En el libro de Mónica Gontovnik, el tono se vuelve más enumerativo. Son largas secuencias verbales referidas a una clase de yoga, al Laboratorio de la Danza que por entonces fundó y donde la perpetua aprendiz ya impartía sus enseñanzas.La inmersión en sus perplejidades; en el reconocimiento, por los sentidos, de su cuerpo, a través del dialogo amoroso, en el esplendor del goce o la incandescencia del erotismo, la que la remitía a sus raíces: cuando su propia madre se tendió ante la marea del deseo.
Los poemas resultan mas secretos, encerrados en si mismos, como si las anteriores utopías sociales hubiesen hallado en el arte, en la sabiduría oriental, en la conciencia de un feminismo ya asumido al fondo, sus posibilidades de realización. Ya iba haciendo suyo uno de los Adagia de Wallace Stevens: La poesía es un remedio contra la pobreza, la mudanza, el mal y la muerte del mundo. Es un presente que se perfecciona., una satisfacción en la irremediable pobreza de la vida (3).
Objeto del deseo (1991) es un libro orgánico, en un doble sentido. A través de diversos oficios y máscaras la autora visualiza a un hombre (o varios) en avatares que van de pintor a payaso, de héroe a terrorista, pero esas efigies que se congelan y evaden, con humor en ocasiones, resultan finalmente inaprensibles.
Es un cuerpo que busca marcar con olor de mujer apasionada a esa proteica entelequia, escondida detrás de tantos camuflajes y que finalmente se convierte en Dios o fantasma; en convivencia de tres años, a la postre atrapada y arrojada a la basura. Mecanismo operante de una fabulación, los tópicos que marcan la figura masculina desde la perspectiva de la mujer son, en definitiva, formas vacías, recipientes de un sueño errante. Ladrón o contrabandista, del cual solo subsiste el poema que lo mitifica. Que le da una dimensión teatral y a veces legendaria de la cual bien pudo carecer en vida. El poeta es quien inventa el mundo. La base bien puede ser real pero lo que subsiste se llama poesía.

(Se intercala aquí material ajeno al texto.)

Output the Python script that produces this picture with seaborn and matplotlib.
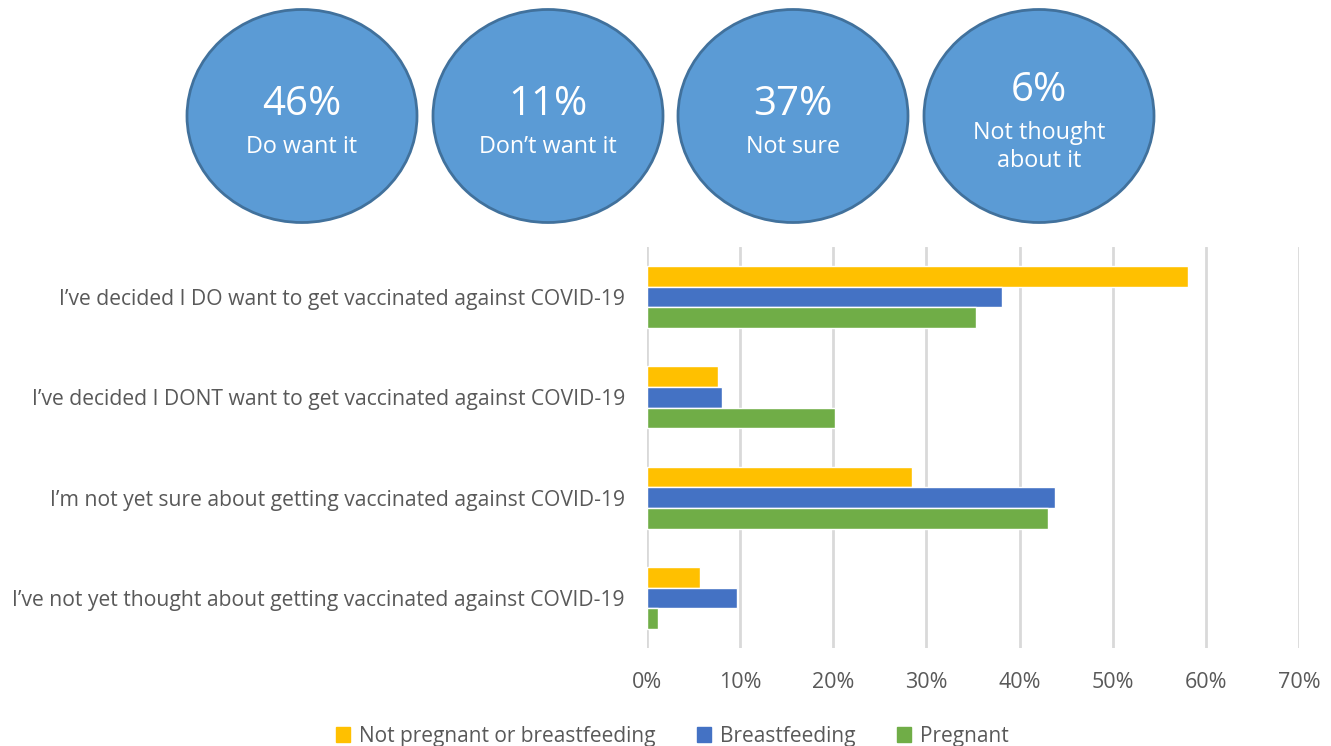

Flor de agua (1992) es un libro mucho mas secreto e intimo. Si bien la naturaleza, como siempre, se halla próxima como referencia, el acento resulta mucho más espiritual y contemplativo. Más capaz de reconocer cuánto de oscuridad y subsuelo es necesario para que germine la vacilante luz de una flor. Un pensamiento, uno solo, que vibra en esa lucha permanente por la conquista de su espacio. Se trata de una depurada accesia que durante diez años la llevaría a no publicar nada y a irse, en el 2001, a la Universidad de Naropa, en Boulder, Colorado.
Naropa es la legendaria universidad que fuera fundada por un monje budista, donde Allen Ginsberg en su trashumancia de bardo y trovador judío crea la escuela de escritura: The School of Disembodied Poetics. Interesado, como toda la generación beat, en conjugar la sabiduría oriental con la herencia de Walt Whitmann, en una reafirmación del espíritu disidente en contra del consumismo depredador. El mismo bardo que salmodiaba sus poemas con la ayuda de un instrumento musical y la inspiración de los mantras tibetanos.
En todo caso, la distancia y su contacto con la colega de Ginsberg, Anne Waldman, le permitió a Mónica Gontovnik enfocar mejor su ciudad natal, Barranquilla, sus abuelos polacos y alemanes, y esa vasta galería de mujeres que ama y admira, de Emily Dickinson a Virginia Wolf, de Rosario Castellanos a Sylvia Plath y llegar a su sexto libro.
Pandora Parrandera (2001) se trata de un libro ambicioso, con varios niveles de lectura, que retoma su interés en la mitología griega, romana, azteca e hindú. Incrementa esta secuencia con fotos y grabados de las figuras queridas, y luego las visualiza en una doble mirada: la del poema dedicado a cada una de ellas y un segundo poema asociado con algún barrio de Barranquilla, donde quizás esas figuras de artistas y escritoras, Frida Kahlo y Alejandro Pizarnik, o de cantantes como Janis Joplin, encuentran eco y morada.
Mónica Gontovnik se ha apropiado así de un legado que hace suyo, en los libros y en los arroyos que desbordan y barren las calles de su ciudad y podría repetir, con W. B. Yeats:
I spit into the face of time
That has transfigured me.
El poema ha crecido con ella y transfigura al tiempo a quien le da sentido.